The key officer in the room was Detective-Sergeant Jim Smith, who last year had obtained a statement in the abduction and murder of eight-year-old Tori Stafford of Woodstock, Ont., last summer. According to those close to the investigation, Col. Williams' statement was delivered in a crisp, almost business-like fashion, less out of contrition, it appeared, than out of a sense of duty ingrained during a 22-year military career. Because of his seeming frankness and willingness to talk to investigators, while police are checking into other unsolved cases at bases where Col. Williams was previously posted, he isn't considered a suspect in any of those.
Yet all the while he was allegedly and abruptly acting out his fantasies, Col. Williams was also filling his calendar with the busy quasi-social whirl of a base commander, a role with a huge grip-and-grin component. Between the Nov. 25 slaying last year of Corp. Comeau and the disappearance of Ms. Lloyd late last month, for instance, Col. Williams was cheerfully posing with a variety of visiting base guests, among them Santa Claus and former Chief of Defence Staff Rick Hillier, then on his book tour; taking part in myriad events, including a "jail and bail" charity fundraiser in which he was photographed being arrested and put behind fake bars for "being too young to be a Wing Commander," kicking off a curling bonspiel, and writing a year-end letter to the men and women under his command.
Ms. Lloyd was abducted from her house, the tire tracks left behind in the snow the first link police ever had - though they didn't know it at first - to the eminently respectable base commander. Last Thursday, police set up a version of the familiar RIDE spot check, a sort of mobile version of a door-to-door search, along rural Highway 37, which runs north from Highway 401 at Belleville to the municipality of Tweed. They were looking to match the unusual tire treads found outside Ms. Lloyd's house. Col. Williams, behind the wheel of his Pathfinder and not the BMW people most often saw him drive, happened to get caught in that roadside check. If it was the first indication he could have been involved, it was not the last. The 37-year-old Corp. Comeau had been under his command; Ms. Lloyd lived just off Highway 37 close to Belleville, and the two women who were sexually assaulted in September lived on the street in Tweed, Cozy Cove Lane, where Col. Williams and his wife, who works in Ottawa and lives there during the week, have a cottage. Detectives also had descriptions of lingerie and other intimate souvenirs reported missing by the two Tweed women who were assaulted in their homes last fall. Although the victims' faces were covered, as was their attacker's, they were able to tell police that they had been "posed" and photographed by their assailant.
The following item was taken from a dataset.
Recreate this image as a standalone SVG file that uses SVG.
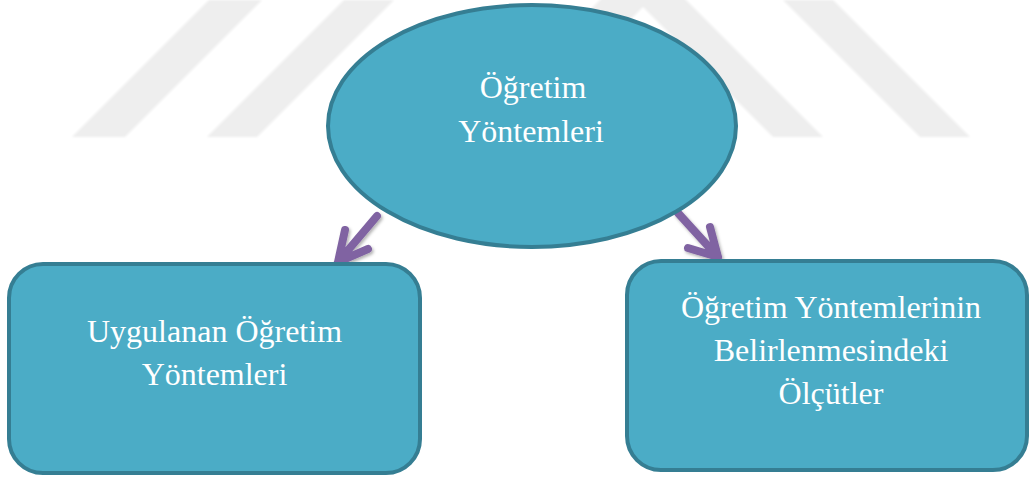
<svg xmlns="http://www.w3.org/2000/svg" width="1030" height="478" viewBox="0 0 1030 478">
  <defs>
    <style>
      .node { fill: #4bacc6; stroke: #357e93; stroke-width: 4; }
      .label { font-family: "Liberation Serif", "Times New Roman", serif; font-size: 32px; fill: #ffffff; text-anchor: middle; }
      .arrow { fill: none; stroke: #8064a2; stroke-width: 8; stroke-linecap: round; stroke-linejoin: round; }
      .mark { fill: #eeeeee; }
    </style>
    <filter id="soft" x="-5%" y="-5%" width="110%" height="110%">
      <feGaussianBlur stdDeviation="0.8"/>
    </filter>
    <filter id="shadow" x="-30%" y="-30%" width="160%" height="160%">
      <feDropShadow dx="1.5" dy="2" stdDeviation="1.5" flood-color="#000000" flood-opacity="0.3"/>
    </filter>
  </defs>

  <rect width="1030" height="478" fill="#ffffff"/>

  <!-- background stripes -->
  <g id="watermark" filter="url(#soft)">
    <polygon class="mark" points="209,0 262,0 125,137 72,137"/>
    <polygon class="mark" points="344,0 394,0 257,137 207,137"/>
    <polygon class="mark" points="643,-43 823,137 773,137 643,7 513,137 463,137"/>
    <polygon class="mark" points="783,0 833,0 970,137 920,137"/>
  </g>

  <!-- connectors -->
  <g id="connectors" filter="url(#shadow)">
    <path class="arrow" d="M377,216 L338,262 M345,230 L338,262 L368,249"/>
    <path class="arrow" d="M678,213 L718,257 M710,227 L718,257 L688,248"/>
  </g>

  <g id="node-root">
    <ellipse class="node" cx="532" cy="126" rx="204" ry="121"/>
    <text class="label" x="533" y="98">Öğretim</text>
    <text class="label" x="531" y="142">Yöntemleri</text>
  </g>

  <g id="node-left">
    <rect class="node" x="9" y="264" width="411" height="209" rx="34" ry="34"/>
    <text class="label" x="214.5" y="342">Uygulanan Öğretim</text>
    <text class="label" x="214.5" y="385">Yöntemleri</text>
  </g>

  <g id="node-right">
    <rect class="node" x="627" y="261" width="400" height="209" rx="34" ry="34"/>
    <text class="label" x="831" y="318">Öğretim Yöntemlerinin</text>
    <text class="label" x="831" y="361">Belirlenmesindeki</text>
    <text class="label" x="831" y="404">Ölçütler</text>
  </g>
</svg>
Given the sudden escalation in violence between the September break-ins/assaults and the lethal attack upon Corp. Comeau in November, police believed at first they likely were dealing with two different perpetrators. Corp. Comeau was a steward on Prime Minister Stephen Harper's visit to India in early November. By the time the Prime Minister headed to China the next month, her body had been discovered by her boyfriend in her Brighton, Ont., home. Given the statistics on domestic murders, suspicion naturally fell upon the boyfriend, at least in the public eye and among the air crew who were on the PM's flight to China, but a search of his home quashed that, sources told The Globe, and he was quickly cleared by police.
It is the dichotomy between the commander's accomplished life and the allegations against him now which has left those who knew or worked for him reeling. He is described by subordinates as both friendly and thoroughly professional. Although the job of commander kept Col. Williams so busy he was often the last to leave the office, he also continued to fly the CC150 Airbuses that are flown by 437 Squadron, Corp. Comeau's squadron, to keep his pilot status current.